All you really need to know is that it relates to spinning wool. 
So we already know she's a business woman. She makes a profit from her work. She works long hours to juggle it all. Now we learn that she makes her own stuff. We are going to go into this more in the next couple of days, but when I read this my immediate thought was "she's confident in her abilities." 

I don't know what her business is, but I think it's important to recognize that she is weaving/ sewing/ knitting things for her family. (You can read ahead a little, it relates.) proverbs 31

It seems to me that she is not concerned with simply trading her merchandise for someone else's, but rather supplying her family and community with necessities. I want to go back to the beginning of the chapter and draw attention to something. 

Check this out- 


3 Do not spend your strength[a] on women, 

   your vigor on those who ruin kings.


 4 It is not for kings, Lemuel—  not for rulers to crave beer, 

   it is not for kings to drink wine, 

5 lest they drink and forget what has been decreed, and deprive all the oppressed of their rights. 

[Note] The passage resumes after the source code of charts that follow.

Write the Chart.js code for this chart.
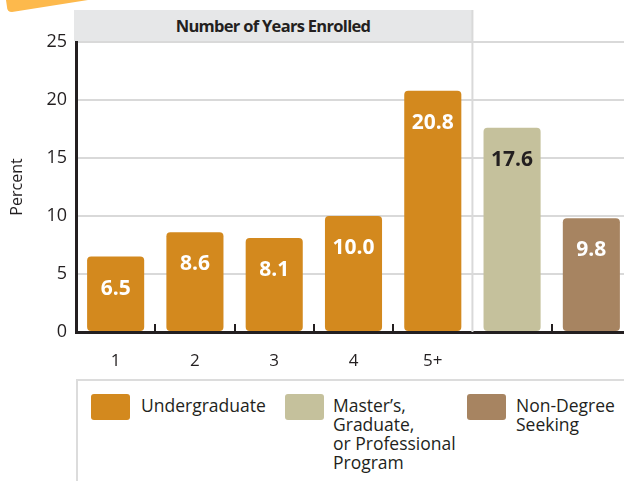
<!DOCTYPE html>
<html>
<head>
<meta charset="utf-8">
<script src="https://cdn.jsdelivr.net/npm/chart.js@4"></script>
<style>
  html, body { margin: 0; padding: 0; background: #fff; overflow: hidden; }
  body { width: 624px; height: 481px; position: relative; font-family: "Open Sans", sans-serif; color: #231f20; }
  #header {
    position: absolute; left: 74px; top: 10px; width: 398px; height: 31px;
    background: #e6e7e8; font-weight: 700; font-size: 16.5px; letter-spacing: -0.7px;
    text-align: center; line-height: 32px;
  }
  #chart { position: absolute; left: 0; top: 0; }
  #legend {
    position: absolute; left: 76px; top: 379px; width: 560px; height: 110px;
    border-top: 2px solid #dcdcdc; border-left: 2px solid #dcdcdc;
  }
  .sw { position: absolute; top: 13px; width: 39px; height: 26px; border-radius: 3px; }
  .lab { position: absolute; top: 15px; font-size: 17.5px; line-height: 19px; }
</style>
</head>
<body>
<div id="header">Number of Years Enrolled</div>
<canvas id="chart" width="632" height="378"></canvas>
<div id="legend"></div>
<script>
const CATEGORIES = ['1', '2', '3', '4', '5+', '', ''];
const VALUES = [6.5, 8.6, 8.1, 10.0, 20.8, 17.6, 9.8];
const GROUPS = ['ug', 'ug', 'ug', 'ug', 'ug', 'grad', 'nd'];
const Y_TICKS = [0, 5, 10, 15, 20, 25];

const COLORS = { ug: '#d3891e', grad: '#c5c19c', nd: '#a78461' };
const LABEL_COLORS = { ug: '#ffffff', grad: '#231f20', nd: '#ffffff' };
const LEGEND = [
  { key: 'ug', text: 'Undergraduate', sw: 13, lab: 63 },
  { key: 'grad', text: 'Master’s,<br>Graduate,<br>or Professional<br>Program', sw: 207, lab: 255 },
  { key: 'nd', text: 'Non-Degree<br>Seeking', sw: 389, lab: 438 },
];

// legend built as plain html
document.getElementById('legend').innerHTML = LEGEND.map(l => `
  <div class="sw" style="left:${l.sw}px;background:${COLORS[l.key]}"></div>
  <div class="lab" style="left:${l.lab}px">${l.text}</div>`).join('');

const INK = '#231f20';
const GRID = '#d9d9d9';

// orange corner tab, group separator and inward tick marks
const decor = {
  id: 'decor',
  beforeDraw(chart) {
    const ctx = chart.ctx;
    ctx.save();
    ctx.fillStyle = '#fdb94c';
    ctx.beginPath();
    ctx.moveTo(6, 0);
    ctx.lineTo(88, 0);
    ctx.lineTo(12, 12);
    ctx.quadraticCurveTo(7, 12, 7, 7);
    ctx.closePath();
    ctx.fill();
    ctx.restore();
  },
  beforeDatasetsDraw(chart) {
    const { ctx, chartArea, scales: { x } } = chart;
    const sep = (x.getPixelForValue(4) + x.getPixelForValue(5)) / 2;
    ctx.save();
    ctx.strokeStyle = GRID;
    ctx.lineWidth = 2;
    ctx.beginPath();
    ctx.moveTo(sep, 10);
    ctx.lineTo(sep, chartArea.bottom);
    ctx.stroke();
    ctx.restore();
  },
  afterDatasetsDraw(chart) {
    const { ctx, chartArea, scales: { x } } = chart;
    ctx.save();
    ctx.strokeStyle = INK;
    ctx.lineWidth = 2;
    for (let i = 1; i < CATEGORIES.length; i++) {
      if (i === 5) continue;
      const px = Math.round((x.getPixelForValue(i - 1) + x.getPixelForValue(i)) / 2);
      ctx.beginPath();
      ctx.moveTo(px, chartArea.bottom - 8);
      ctx.lineTo(px, chartArea.bottom);
      ctx.stroke();
    }
    // value labels inside the bars
    const meta = chart.getDatasetMeta(0);
    ctx.font = 'bold 21px "Open Sans"';
    ctx.textAlign = 'center';
    ctx.textBaseline = 'middle';
    meta.data.forEach((bar, i) => {
      ctx.fillStyle = LABEL_COLORS[GROUPS[i]];
      ctx.fillText(VALUES[i].toFixed(1), bar.x, bar.y + 32);
    });
    ctx.restore();
  },
};

new Chart(document.getElementById('chart'), {
  type: 'bar',
  data: {
    labels: CATEGORIES,
    datasets: [{
      data: VALUES,
      backgroundColor: GROUPS.map(g => COLORS[g]),
      borderRadius: 4,
      borderSkipped: false,
      barPercentage: 0.72,
      categoryPercentage: 1,
    }],
  },
  options: {
    responsive: false,
    animation: false,
    devicePixelRatio: 1,
    layout: { padding: { top: 42, right: 1, left: 0, bottom: 0 } },
    plugins: { legend: { display: false }, tooltip: { enabled: false } },
    scales: {
      x: {
        grid: { display: false },
        border: { color: INK, width: 3 },
        ticks: { color: INK, font: { family: 'Open Sans', size: 17 }, padding: 11, maxRotation: 0 },
        afterFit: s => { s.height = 46; },
      },
      y: {
        min: 0,
        max: 25,
        afterBuildTicks: s => { s.ticks = Y_TICKS.map(v => ({ value: v })); },
        grid: { color: GRID, lineWidth: 2, drawTicks: false },
        border: { color: INK, width: 3 },
        ticks: { color: INK, font: { family: 'Open Sans', size: 18 }, padding: 9 },
        title: { display: true, text: 'Percent', color: INK, font: { family: 'Open Sans', size: 16 }, padding: { top: 8, bottom: 0 } },
        afterFit: s => { s.width = 76; },
      },
    },
  },
  plugins: [decor],
});
</script>
</body>
</html>
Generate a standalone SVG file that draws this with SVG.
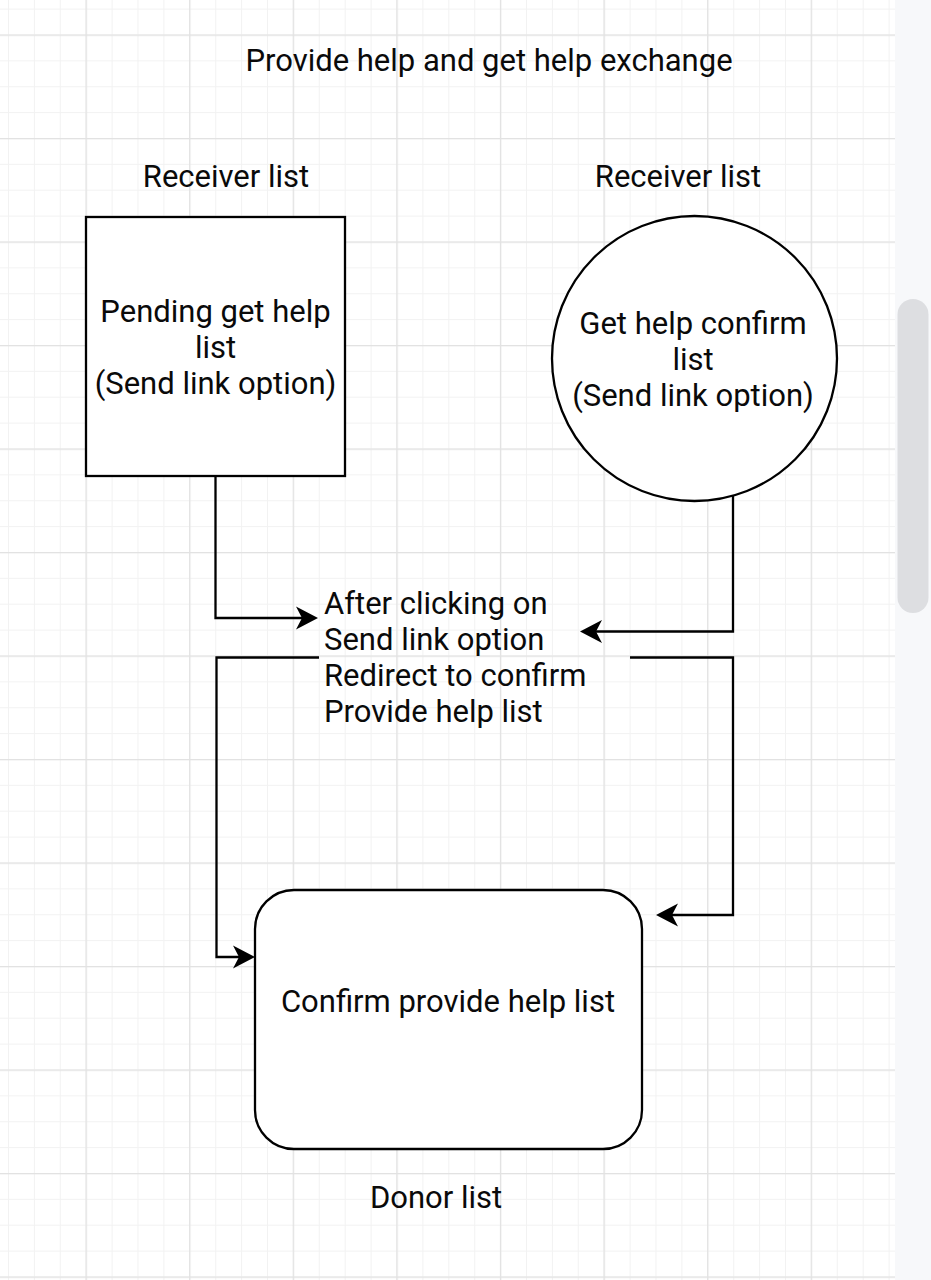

These are teachings directed at a young man, soon to become King. Teachings concerning what type of woman is fit to be a Queen, perhaps.

Any woman can cook or clean or take care of children, but these passages relate to a type of character that distinguishes her. This reference in verse 19 is not exception. She doesn't need to buy things from other vendors, she can make her own. That's her way of shining a little brighter than the average woman.

Here we see that we, who are in Christ, are Heirs. Heirs to the kingdom of God! That means Royalty!
Romans 8:17

Today's challenge is to do something above average. Maybe that's making an entire meal from scratch. Maybe treating your Hubby like a king. You know what you're capable of that you've consistently chosen not to do. Today- do it.

Princesses are entitled. Queens earn their place.